I am pleased that the Attorney-General’s Department has filed an application at the Accra High Court, praying the Court to set aside the 10-year prison sentence imposed on Charles Antwi by Mr Justice Francis Obiri on July 28, 2015.
The appeal is welcome because the current trend in this country is that government departments not to pay the slightest heed to public opinion.
Secondly, the judgement in question was so bad that were it to prevail, it would constitute a blot on the administration of justice in the country.
Finally, the judgement was so bad that it would have undermined the work being done at our universities and the Ghana School of Law to impart a true knowledge of jurisprudence to their students.
I mean – a guy sweats a lot, after obtaining his first degree, to pass his entrance examination to the Ghana Law School. He sweats even more profusely to pass his exams and become qualified to practise as a lawyer in the courts of Ghana.
Then he goes to court to practise law. And he meets a judge like Mr Justice Francis Obiri.
He sees Mr Obiri conducting a case brought before him in a manner that rubbishes everything he has been taught. The judge does not know that if a person gives the appearance of being of unsound mind, his plea must not be taken.
For the case to go ahead, the judge must first send the accused person to a psychiatrist hospital, where a qualified psychiatrist would put him through tests to establish his true condition of mind. It is only when a competent psychiatrist has certified that the accused person is of sound mind that his trial can begin.
Mr Justice Obiri also said that he had listened to the accused person and was satisfied that the accused was ‘confident’ in what he said!
Shock horror! Does being ‘confident’ about what one says mean it cannot be nonsensical? If that were so, we would have, ages ago, seen the fulfilment of the prophesy often made by psychotics that “The end of the world is nigh!”
But that aside, a judge simply cannot transform himself into a psychiatrist. What would a newly-qualified lawyer make of that? If a man who had successfully passed through years of legal instruction and had practised in the courts of the land enough to be adjudged competent to sit as a circuit court judge, could make such elementary mistakes, then what was the point of legal education? All that sweating at the Law School?
And look also at that change of plea by Antwi from “Not guilty” to “Guilty”. What pressure can result from this sort of advice: “Change your plea, because your case is so “weak” that a plea of “Not Guilty” can only earn you a harsher sentence, you hear?” Innocence be damned!

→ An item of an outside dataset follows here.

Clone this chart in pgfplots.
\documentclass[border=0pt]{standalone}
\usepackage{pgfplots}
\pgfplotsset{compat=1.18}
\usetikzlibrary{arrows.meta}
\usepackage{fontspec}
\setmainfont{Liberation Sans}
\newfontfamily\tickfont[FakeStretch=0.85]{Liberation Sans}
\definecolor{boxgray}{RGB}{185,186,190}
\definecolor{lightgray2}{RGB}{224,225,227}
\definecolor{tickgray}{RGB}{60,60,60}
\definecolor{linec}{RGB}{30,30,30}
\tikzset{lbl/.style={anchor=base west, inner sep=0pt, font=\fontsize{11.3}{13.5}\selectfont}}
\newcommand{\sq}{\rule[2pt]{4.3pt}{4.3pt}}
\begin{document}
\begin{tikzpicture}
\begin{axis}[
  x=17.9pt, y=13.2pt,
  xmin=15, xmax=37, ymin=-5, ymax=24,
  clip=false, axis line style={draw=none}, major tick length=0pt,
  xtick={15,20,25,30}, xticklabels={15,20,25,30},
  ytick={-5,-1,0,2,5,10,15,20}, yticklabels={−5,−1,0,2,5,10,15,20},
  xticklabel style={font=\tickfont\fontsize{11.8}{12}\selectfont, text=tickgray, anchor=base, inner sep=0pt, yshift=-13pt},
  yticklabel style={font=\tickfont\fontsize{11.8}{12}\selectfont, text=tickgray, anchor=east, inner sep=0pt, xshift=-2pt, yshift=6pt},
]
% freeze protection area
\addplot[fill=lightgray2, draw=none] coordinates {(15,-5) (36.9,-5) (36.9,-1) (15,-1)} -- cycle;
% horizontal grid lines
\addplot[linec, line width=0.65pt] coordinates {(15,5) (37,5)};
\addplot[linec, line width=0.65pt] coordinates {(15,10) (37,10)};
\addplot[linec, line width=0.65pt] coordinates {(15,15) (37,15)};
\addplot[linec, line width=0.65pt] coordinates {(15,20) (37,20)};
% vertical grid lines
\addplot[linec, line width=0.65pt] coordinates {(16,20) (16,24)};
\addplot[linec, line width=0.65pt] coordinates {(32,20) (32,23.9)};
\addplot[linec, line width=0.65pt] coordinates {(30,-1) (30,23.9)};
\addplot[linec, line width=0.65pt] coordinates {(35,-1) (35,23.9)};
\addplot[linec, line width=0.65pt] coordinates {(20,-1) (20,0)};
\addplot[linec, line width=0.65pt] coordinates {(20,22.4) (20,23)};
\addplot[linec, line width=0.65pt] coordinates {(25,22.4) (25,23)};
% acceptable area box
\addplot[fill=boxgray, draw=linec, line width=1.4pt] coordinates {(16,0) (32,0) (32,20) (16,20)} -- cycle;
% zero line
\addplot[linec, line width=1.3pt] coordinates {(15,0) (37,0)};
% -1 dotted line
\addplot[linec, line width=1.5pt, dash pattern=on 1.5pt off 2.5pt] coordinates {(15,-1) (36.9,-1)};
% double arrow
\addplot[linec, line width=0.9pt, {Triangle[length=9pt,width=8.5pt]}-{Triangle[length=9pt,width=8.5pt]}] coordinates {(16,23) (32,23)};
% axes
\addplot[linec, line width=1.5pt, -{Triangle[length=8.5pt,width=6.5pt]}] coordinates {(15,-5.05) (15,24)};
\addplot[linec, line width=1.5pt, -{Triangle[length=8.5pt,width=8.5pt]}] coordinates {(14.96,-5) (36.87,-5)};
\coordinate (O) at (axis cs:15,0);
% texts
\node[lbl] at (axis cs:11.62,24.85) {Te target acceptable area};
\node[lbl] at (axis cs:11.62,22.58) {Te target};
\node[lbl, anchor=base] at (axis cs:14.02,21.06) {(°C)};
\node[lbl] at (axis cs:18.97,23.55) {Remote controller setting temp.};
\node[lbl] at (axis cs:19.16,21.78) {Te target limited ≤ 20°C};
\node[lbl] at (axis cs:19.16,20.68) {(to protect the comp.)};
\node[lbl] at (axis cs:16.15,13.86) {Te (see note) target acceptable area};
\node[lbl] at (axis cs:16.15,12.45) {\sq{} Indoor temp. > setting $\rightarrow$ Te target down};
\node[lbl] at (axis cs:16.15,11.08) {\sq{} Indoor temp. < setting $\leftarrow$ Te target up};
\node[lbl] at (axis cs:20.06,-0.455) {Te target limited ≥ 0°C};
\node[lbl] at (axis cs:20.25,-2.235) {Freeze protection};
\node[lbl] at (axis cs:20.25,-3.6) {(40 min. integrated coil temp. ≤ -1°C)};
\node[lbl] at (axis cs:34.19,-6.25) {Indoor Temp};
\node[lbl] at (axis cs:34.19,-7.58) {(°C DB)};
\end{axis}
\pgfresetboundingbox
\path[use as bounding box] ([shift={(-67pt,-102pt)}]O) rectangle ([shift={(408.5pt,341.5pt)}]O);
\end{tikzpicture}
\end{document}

It was almost like something that was happening in the inferior, traditional courts of yesteryears, where a plea of “guilty with explanation” was almost always accepted. It was the forte of semi-literate court registrars.
No – If the judgement had remained unchallenged, it would have set a very bad precedent for the prosecution of cases before the country’s courts. Even in places like Britain, where miscarriages of justice are rare, one or two judges used to get the reputation of being a “hanging judge” during the days when the death penalty was still legal). So just imagine lazy prosecution officers in Ghana being able to say, “Let’s send him to this or that court! They will bang him in!”Would it not undermine the administration of justice altogether?

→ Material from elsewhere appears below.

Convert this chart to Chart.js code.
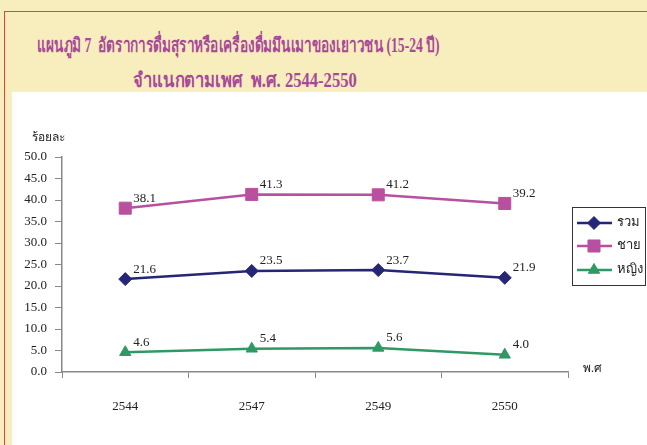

With regard to the inflexible attitude adopted by government departments to matters about which the public clearly expresses unease, we have the evidence before our very eyes right now. Here is a government that is in dispute with the doctors I employs, over their conditions of service. Negotiations begin. But the government seeks to crush the doctors by all means, in order to demonstrate that it is a macho government. So it leaks the proposals which the doctors have sent to it. When that fails to win the argument, the government threatens the doctors with the mass importation of doctors from Cuba.
But has the government tried to find out what the relationship is between what the Cuban government pays its doctors and what it pays its ministers and deputy ministers? Has the government bothered to study the history of medical education in Cuba? Is it aware that when Castro took over power in 1959, many doctors left the island and that the new ones who were trained subjected to a socialist orientation in an economy in which whatever the country had was shared equitably? Does Ghana, with its IMF-inspired economic policy based on “market forces,” think our society is akin to a socialist society?

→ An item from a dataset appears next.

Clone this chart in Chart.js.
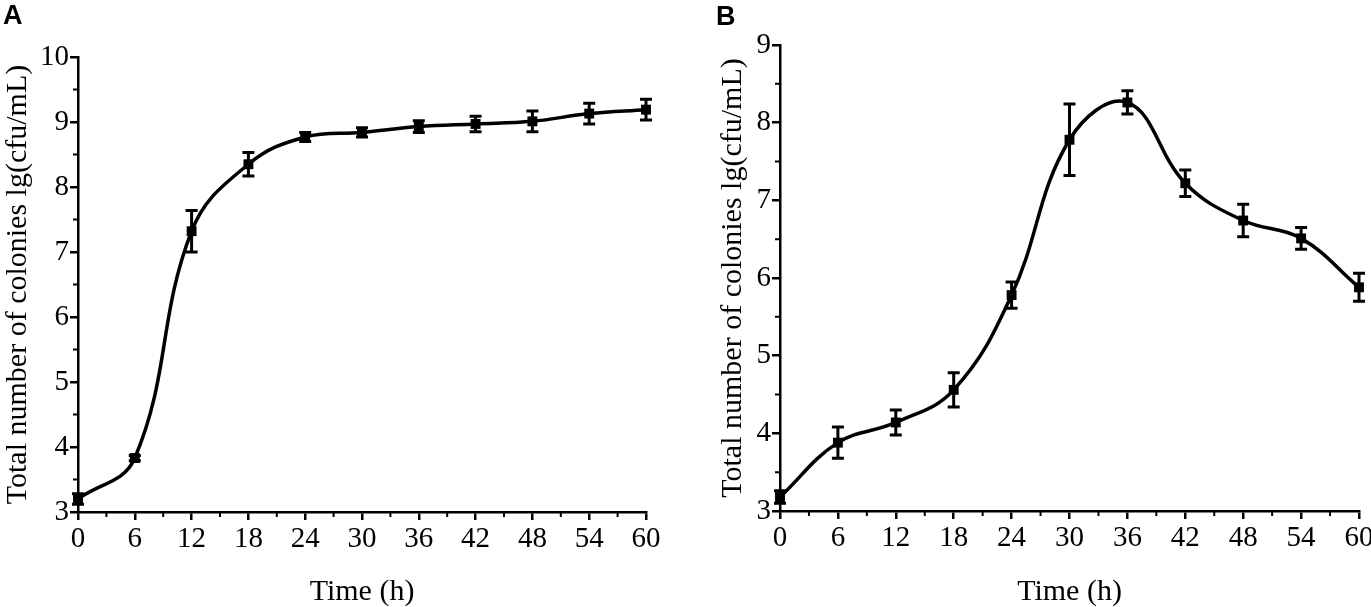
<!DOCTYPE html>
<html><head><meta charset="utf-8">
<script src="https://cdn.jsdelivr.net/npm/chart.js@4.4.0/dist/chart.umd.min.js"></script>
<style>
html,body{margin:0;padding:0;background:#fff;overflow:hidden;width:1371px;height:607px;position:relative;}
.panel{position:absolute;top:0;height:607px;}
#wa{left:0;width:690px;}
#wb{left:690px;width:700px;}
.lbl{position:absolute;font-family:"Liberation Sans",Arial,sans-serif;font-weight:bold;font-size:27px;line-height:1;color:#000;}
</style></head><body>
<div class="panel" id="wa"><canvas id="ca"></canvas></div>
<div class="panel" id="wb"><canvas id="cb"></canvas></div>
<div class="lbl" style="left:3px;top:2px">A</div>
<div class="lbl" style="left:716px;top:3px">B</div>
<script>
const hours = [0, 6, 12, 18, 24, 30, 36, 42, 48, 54, 60];
const coloniesA = [3.20, 3.83, 7.32, 8.35, 8.77, 8.84, 8.93, 8.97, 9.01, 9.13, 9.19];
const errorA    = [0.08, 0.04, 0.32, 0.18, 0.07, 0.07, 0.09, 0.12, 0.16, 0.16, 0.16];
const coloniesB = [3.18, 3.88, 4.14, 4.56, 5.78, 7.78, 8.26, 7.22, 6.74, 6.51, 5.88];
const errorB    = [0.08, 0.20, 0.16, 0.22, 0.17, 0.46, 0.15, 0.17, 0.21, 0.14, 0.18];
const xTitle = 'Time (h)';
const yTitle = 'Total number of colonies lg(cfu/mL)';

const errPlugin = {
  id: 'err',
  afterDatasetsDraw(chart, args, opts) {
    const {ctx, scales: {x, y}} = chart;
    const errs = opts.errors || [];
    const pts = chart.data.datasets[0].data;
    ctx.save();
    ctx.strokeStyle = '#000';
    ctx.lineWidth = 3;
    pts.forEach((p, i) => {
      const px = x.getPixelForValue(p.x);
      const top = y.getPixelForValue(p.y + errs[i]);
      const bot = y.getPixelForValue(p.y - errs[i]);
      ctx.beginPath();
      ctx.moveTo(px, top); ctx.lineTo(px, bot);
      ctx.moveTo(px - 6, top); ctx.lineTo(px + 6, top);
      ctx.moveTo(px - 6, bot); ctx.lineTo(px + 6, bot);
      ctx.stroke();
    });
    ctx.restore();
  },
  afterDraw(chart) {
    const {ctx, scales: {x, y}} = chart;
    ctx.save();
    ctx.strokeStyle = '#000';
    ctx.lineWidth = 2;
    ctx.beginPath();
    for (let v = x.min + 3; v < x.max; v += 6) {
      const px = x.getPixelForValue(v);
      ctx.moveTo(px, x.top); ctx.lineTo(px, x.top + 5);
    }
    for (let v = y.min + 0.5; v < y.max; v += 1) {
      const py = y.getPixelForValue(v);
      ctx.moveTo(y.right, py); ctx.lineTo(y.right - 5, py);
    }
    ctx.stroke();
    ctx.restore();
  }
};

function makeChart(id, vals, errs, ymax, cfg) {
  return new Chart(document.getElementById(id), {
    type: 'line',
    data: {
      datasets: [{
        data: hours.map((h, i) => ({x: h, y: vals[i]})),
        borderColor: '#000', backgroundColor: '#000', borderWidth: 3.5,
        pointStyle: 'rect', pointRadius: 7, pointHoverRadius: 7, pointBorderWidth: 0,
        tension: 0.4, clip: false, fill: false
      }]
    },
    options: {
      responsive: true, maintainAspectRatio: false, animation: false, events: [],
      layout: {padding: {left: 0, right: cfg.padR, top: cfg.padT, bottom: 0}},
      plugins: {legend: {display: false}, tooltip: {enabled: false}, err: {errors: errs}},
      scales: {
        x: {
          type: 'linear', min: 0, max: 60,
          ticks: {stepSize: 6, color: '#000', font: {family: 'Liberation Serif', size: 29}, padding: 2, maxRotation: 0, autoSkip: false},
          grid: {drawOnChartArea: false, drawTicks: true, tickLength: 8, color: '#000', lineWidth: 2.5},
          border: {display: true, color: '#000', width: 2.5},
          title: {display: true, text: xTitle, color: '#000', font: {family: 'Liberation Serif', size: 30, lineHeight: 1}, padding: {top: 0, bottom: 0}},
          afterFit(s) { s.height = cfg.xH; }
        },
        y: {
          type: 'linear', min: 3, max: ymax,
          ticks: {stepSize: 1, color: '#000', font: {family: 'Liberation Serif', size: 29}, padding: 1},
          grid: {drawOnChartArea: false, drawTicks: true, tickLength: 8, color: '#000', lineWidth: 2.5},
          border: {display: true, color: '#000', width: 2.5},
          title: {display: true, text: yTitle, color: '#000', font: {family: 'Liberation Serif', size: 30, lineHeight: 1}, padding: {top: cfg.titleP, bottom: 0}},
          afterFit(s) { s.width = cfg.yW; }
        }
      }
    },
    plugins: [errPlugin]
  });
}

makeChart('ca', coloniesA, errorA, 10, {padR: 44, padT: 57, xH: 95, yW: 78, titleP: 3});
makeChart('cb', coloniesB, errorB, 9, {padR: 31, padT: 45, xH: 96, yW: 90, titleP: 28});
</script>
</body></html>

Our president now says that he is no longer “a dead goat” but a “living” one. Well, he’d better apply a “living goat” approach to the doctors’ issue. For the Cubans cannot be in Ghana for ever. In any case, so many people and institutions that are aware of the hardship caused by the impasse l have appealed for an equitable settlement of the dispute that to ignore them and continue with the machismo policy will cost the Government dear in the long run.
The Attorney-General’s Department, in appealing against the Francis Obiri decision, is exhibiting an attitude which other arms of government would do well to emulate. As the saying goes in one of our proverbs: “If you didn’t hear what was said the first time, do go back and listen again!”
In a word: Sankofa!
Does our government realise that this ancient principle is embedded on our Sword of State and our presidential chair, for instance?
That emblem is not there for nothing.